**Exercise directions**
Without the pictures, return all of the material exactly as written.

**Dataset excerpt**
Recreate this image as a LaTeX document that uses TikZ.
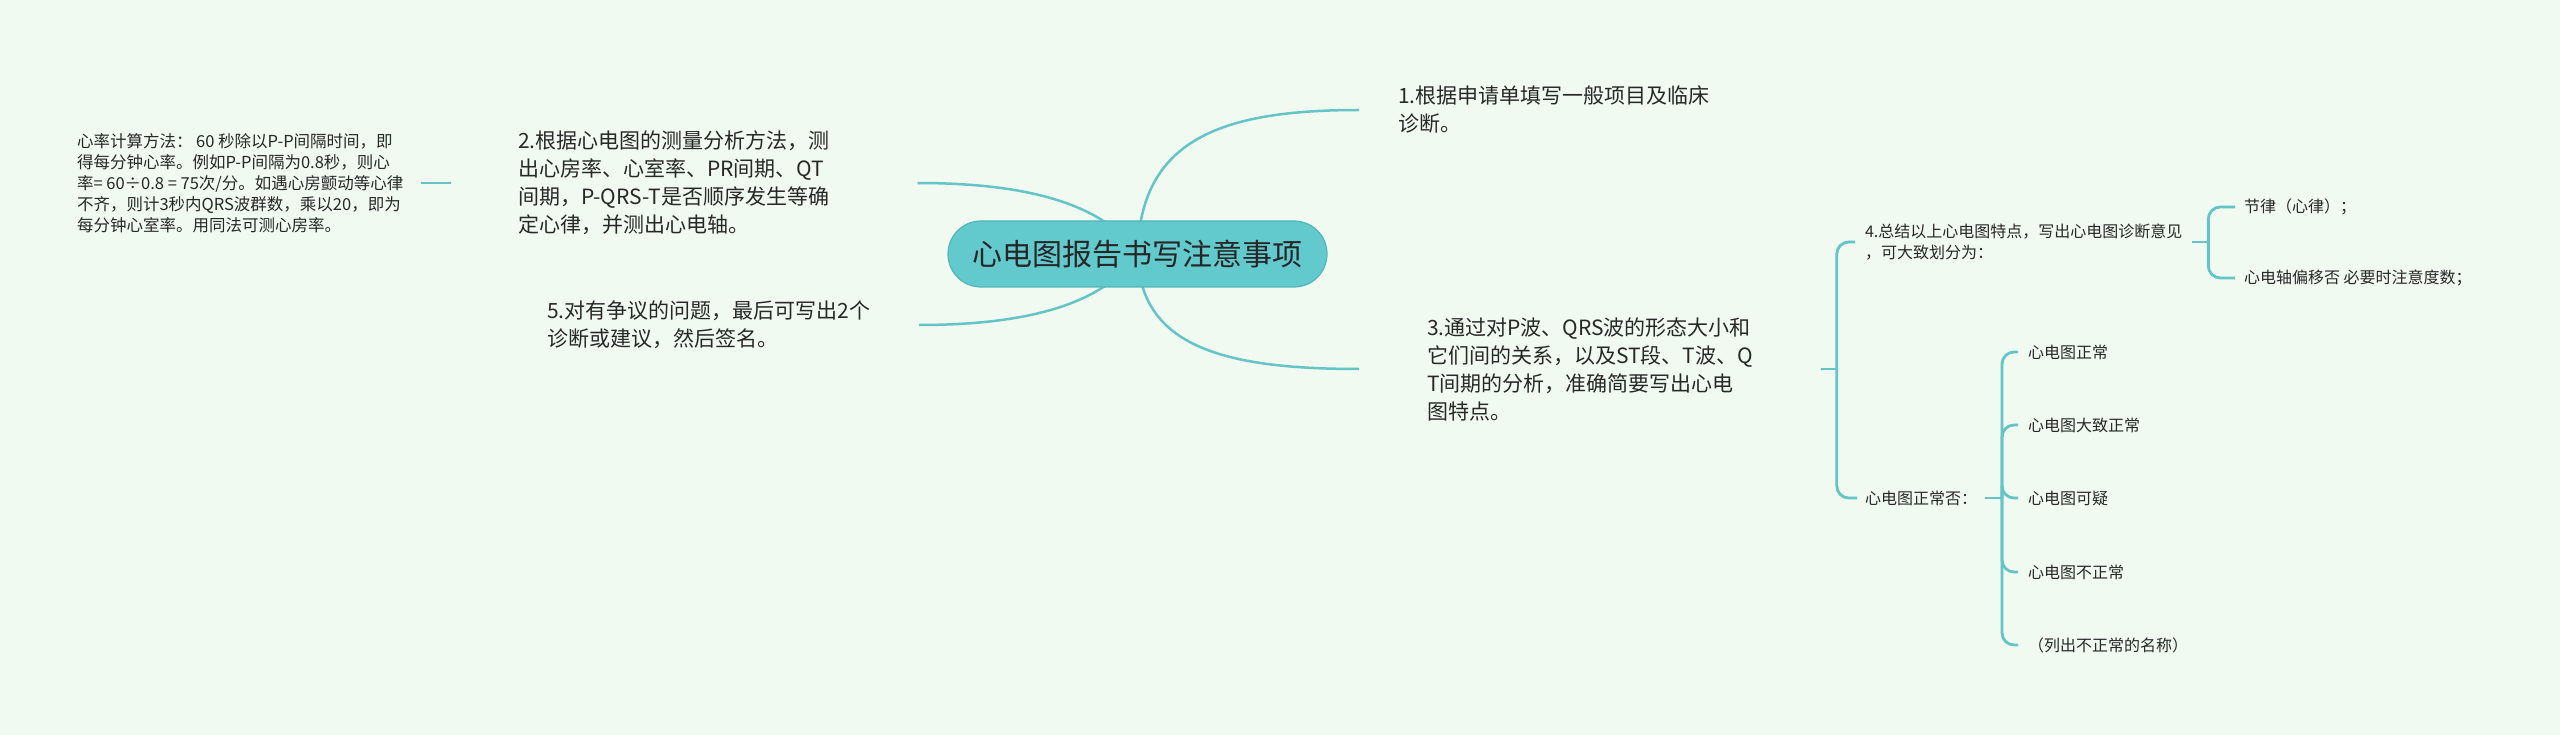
\documentclass[tikz,border=0pt]{standalone}
\usepackage{fontspec}
\setmainfont{Noto Sans CJK SC}
\definecolor{bgc}{RGB}{240,250,240}
\definecolor{tealc}{RGB}{100,196,200}
\definecolor{rootfill}{RGB}{98,201,204}
\definecolor{rootdraw}{RGB}{82,182,188}
\definecolor{txt}{RGB}{40,40,40}
\pgfdeclarelayer{back}
\pgfsetlayers{back,main}
\tikzset{
  conn/.style={draw=tealc, line width=2.5pt},
  brk/.style={draw=tealc, line width=2.8pt, rounded corners=12pt},
  lvlone/.style={anchor=west, inner sep=0pt, align=left, text=txt, font=\fontsize{21pt}{28pt}\selectfont},
  small/.style={anchor=west, inner sep=0pt, align=left, text=txt, font=\fontsize{16pt}{21pt}\selectfont},
  leafstyle/.style={anchor=west, inner sep=0pt, align=left, text=txt, font=\fontsize{16.5pt}{21pt}\selectfont},
  rootbox/.style={rounded corners=33pt, fill=rootfill, draw=rootdraw, line width=1.2pt,
    minimum width=379pt, minimum height=66pt, inner sep=0pt, text=black!85,
    font=\fontsize{30pt}{36pt}\selectfont}
}
\begin{document}
\begin{tikzpicture}[x=1pt,y=-1pt]
\useasboundingbox (0,0) rectangle (2560,735);
\begin{pgfonlayer}{back}
\fill[bgc] (0,0) rectangle (2560,735);
\end{pgfonlayer}

% root
\node[rootbox] (root) at (1137.5,254) {心电图报告书写注意事项};

% level one
\node[lvlone, outer xsep=39pt] (n1) at (1359,110) {1.根据申请单填写一般项目及临床\\诊断。};
\node[lvlone, outer xsep=67pt] (n2) at (451,183) {2.根据心电图的测量分析方法，测\\出心房率、心室率、PR间期、QT\\间期，P-QRS-T是否顺序发生等确\\定心律，并测出心电轴。};
\node[lvlone, outer xsep=68pt] (n3) at (1359,369) {3.通过对P波、QRS波的形态大小和\\它们间的关系，以及ST段、T波、Q\\T间期的分析，准确简要写出心电\\图特点。};
\node[lvlone, outer xsep=43pt] (n5) at (504,325) {5.对有争议的问题，最后可写出2个\\诊断或建议，然后签名。};

% leaf of n2
\node[leafstyle, outer xsep=18pt] (leaf) at (59,183) {心率计算方法： 60 秒除以P-P间隔时间，即\\得每分钟心率。例如P-P间隔为0.8秒，则心\\率= 60÷0.8 = 75次/分。如遇心房颤动等心律\\不齐，则计3秒内QRS波群数，乘以20，即为\\每分钟心室率。用同法可测心房率。};

% children of n3
\node[small, outer xsep=10pt] (n4) at (1855,242) {4.总结以上心电图特点，写出心电图诊断意见\\，可大致划分为：};
\node[small, outer xsep=8pt] (zc) at (1857,498) {心电图正常否：};

% children of n4
\node[small, outer xsep=9pt] (b1) at (2235,207) {节律（心律）；};
\node[small, outer xsep=9pt] (b2) at (2235,278) {心电轴偏移否 必要时注意度数；};

% children of zc
\node[small, outer xsep=10pt] (c1) at (2018,352) {心电图正常};
\node[small, outer xsep=10pt] (c2) at (2018,425) {心电图大致正常};
\node[small, outer xsep=10pt] (c3) at (2018,498) {心电图可疑};
\node[small, outer xsep=10pt] (c4) at (2018,572) {心电图不正常};
\node[small, outer xsep=10pt] (c5) at (2018,645) {（列出不正常的名称）};

\begin{pgfonlayer}{back}
\draw[conn] (root.center) .. controls (1140,140) and (1220,110) .. (n1.west);
\draw[conn] (root.center) .. controls (1140,345) and (1220,369) .. (n3.west);
\draw[conn] (root.center) .. controls (1105,205) and (1030,183) .. ([xshift=21pt]n2.east);
\draw[conn] (root.center) .. controls (1105,303) and (1030,325) .. ([xshift=6pt]n5.east);
\end{pgfonlayer}

\draw[conn] (n2.west) -- (leaf.east);

% bracket from n3
\coordinate (ja) at ([xshift=16pt]n3.east);
\draw[conn, line width=2.8pt] (n3.east) -- (ja);
\draw[brk] (ja) |- (n4.west);
\draw[brk] (ja) |- (zc.west);

% bracket from n4
\coordinate (jb) at ([xshift=16pt]n4.east);
\draw[conn, line width=2.8pt] (n4.east) -- (jb);
\draw[brk] (jb) |- (b1.west);
\draw[brk] (jb) |- (b2.west);

% bracket from zc
\coordinate (jc) at ([xshift=17pt]zc.east);
\draw[conn, line width=2.8pt] (zc.east) -- (jc);
\draw[brk] (jc) |- (c1.west);
\draw[brk] (jc) |- (c2.west);
\draw[brk] (jc) |- (c3.west);
\draw[brk] (jc) |- (c4.west);
\draw[brk] (jc) |- (c5.west);
\end{tikzpicture}
\end{document}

**Answer for the task**
Recreate this image as a LaTeX document that uses TikZ.
\documentclass[tikz,border=0pt]{standalone}
\usepackage{fontspec}
\setmainfont{Noto Sans CJK SC}
\definecolor{bgc}{RGB}{240,250,240}
\definecolor{tealc}{RGB}{100,196,200}
\definecolor{rootfill}{RGB}{98,201,204}
\definecolor{rootdraw}{RGB}{82,182,188}
\definecolor{txt}{RGB}{40,40,40}
\pgfdeclarelayer{back}
\pgfsetlayers{back,main}
\tikzset{
  conn/.style={draw=tealc, line width=2.5pt},
  brk/.style={draw=tealc, line width=2.8pt, rounded corners=12pt},
  lvlone/.style={anchor=west, inner sep=0pt, align=left, text=txt, font=\fontsize{21pt}{28pt}\selectfont},
  small/.style={anchor=west, inner sep=0pt, align=left, text=txt, font=\fontsize{16pt}{21pt}\selectfont},
  leafstyle/.style={anchor=west, inner sep=0pt, align=left, text=txt, font=\fontsize{16.5pt}{21pt}\selectfont},
  rootbox/.style={rounded corners=33pt, fill=rootfill, draw=rootdraw, line width=1.2pt,
    minimum width=379pt, minimum height=66pt, inner sep=0pt, text=black!85,
    font=\fontsize{30pt}{36pt}\selectfont}
}
\begin{document}
\begin{tikzpicture}[x=1pt,y=-1pt]
\useasboundingbox (0,0) rectangle (2560,735);
\begin{pgfonlayer}{back}
\fill[bgc] (0,0) rectangle (2560,735);
\end{pgfonlayer}

% root
\node[rootbox] (root) at (1137.5,254) {心电图报告书写注意事项};

% level one
\node[lvlone, outer xsep=39pt] (n1) at (1359,110) {1.根据申请单填写一般项目及临床\\诊断。};
\node[lvlone, outer xsep=67pt] (n2) at (451,183) {2.根据心电图的测量分析方法，测\\出心房率、心室率、PR间期、QT\\间期，P-QRS-T是否顺序发生等确\\定心律，并测出心电轴。};
\node[lvlone, outer xsep=68pt] (n3) at (1359,369) {3.通过对P波、QRS波的形态大小和\\它们间的关系，以及ST段、T波、Q\\T间期的分析，准确简要写出心电\\图特点。};
\node[lvlone, outer xsep=43pt] (n5) at (504,325) {5.对有争议的问题，最后可写出2个\\诊断或建议，然后签名。};

% leaf of n2
\node[leafstyle, outer xsep=18pt] (leaf) at (59,183) {心率计算方法： 60 秒除以P-P间隔时间，即\\得每分钟心率。例如P-P间隔为0.8秒，则心\\率= 60÷0.8 = 75次/分。如遇心房颤动等心律\\不齐，则计3秒内QRS波群数，乘以20，即为\\每分钟心室率。用同法可测心房率。};

% children of n3
\node[small, outer xsep=10pt] (n4) at (1855,242) {4.总结以上心电图特点，写出心电图诊断意见\\，可大致划分为：};
\node[small, outer xsep=8pt] (zc) at (1857,498) {心电图正常否：};

% children of n4
\node[small, outer xsep=9pt] (b1) at (2235,207) {节律（心律）；};
\node[small, outer xsep=9pt] (b2) at (2235,278) {心电轴偏移否 必要时注意度数；};

% children of zc
\node[small, outer xsep=10pt] (c1) at (2018,352) {心电图正常};
\node[small, outer xsep=10pt] (c2) at (2018,425) {心电图大致正常};
\node[small, outer xsep=10pt] (c3) at (2018,498) {心电图可疑};
\node[small, outer xsep=10pt] (c4) at (2018,572) {心电图不正常};
\node[small, outer xsep=10pt] (c5) at (2018,645) {（列出不正常的名称）};

\begin{pgfonlayer}{back}
\draw[conn] (root.center) .. controls (1140,140) and (1220,110) .. (n1.west);
\draw[conn] (root.center) .. controls (1140,345) and (1220,369) .. (n3.west);
\draw[conn] (root.center) .. controls (1105,205) and (1030,183) .. ([xshift=21pt]n2.east);
\draw[conn] (root.center) .. controls (1105,303) and (1030,325) .. ([xshift=6pt]n5.east);
\end{pgfonlayer}

\draw[conn] (n2.west) -- (leaf.east);

% bracket from n3
\coordinate (ja) at ([xshift=16pt]n3.east);
\draw[conn, line width=2.8pt] (n3.east) -- (ja);
\draw[brk] (ja) |- (n4.west);
\draw[brk] (ja) |- (zc.west);

% bracket from n4
\coordinate (jb) at ([xshift=16pt]n4.east);
\draw[conn, line width=2.8pt] (n4.east) -- (jb);
\draw[brk] (jb) |- (b1.west);
\draw[brk] (jb) |- (b2.west);

% bracket from zc
\coordinate (jc) at ([xshift=17pt]zc.east);
\draw[conn, line width=2.8pt] (zc.east) -- (jc);
\draw[brk] (jc) |- (c1.west);
\draw[brk] (jc) |- (c2.west);
\draw[brk] (jc) |- (c3.west);
\draw[brk] (jc) |- (c4.west);
\draw[brk] (jc) |- (c5.west);
\end{tikzpicture}
\end{document}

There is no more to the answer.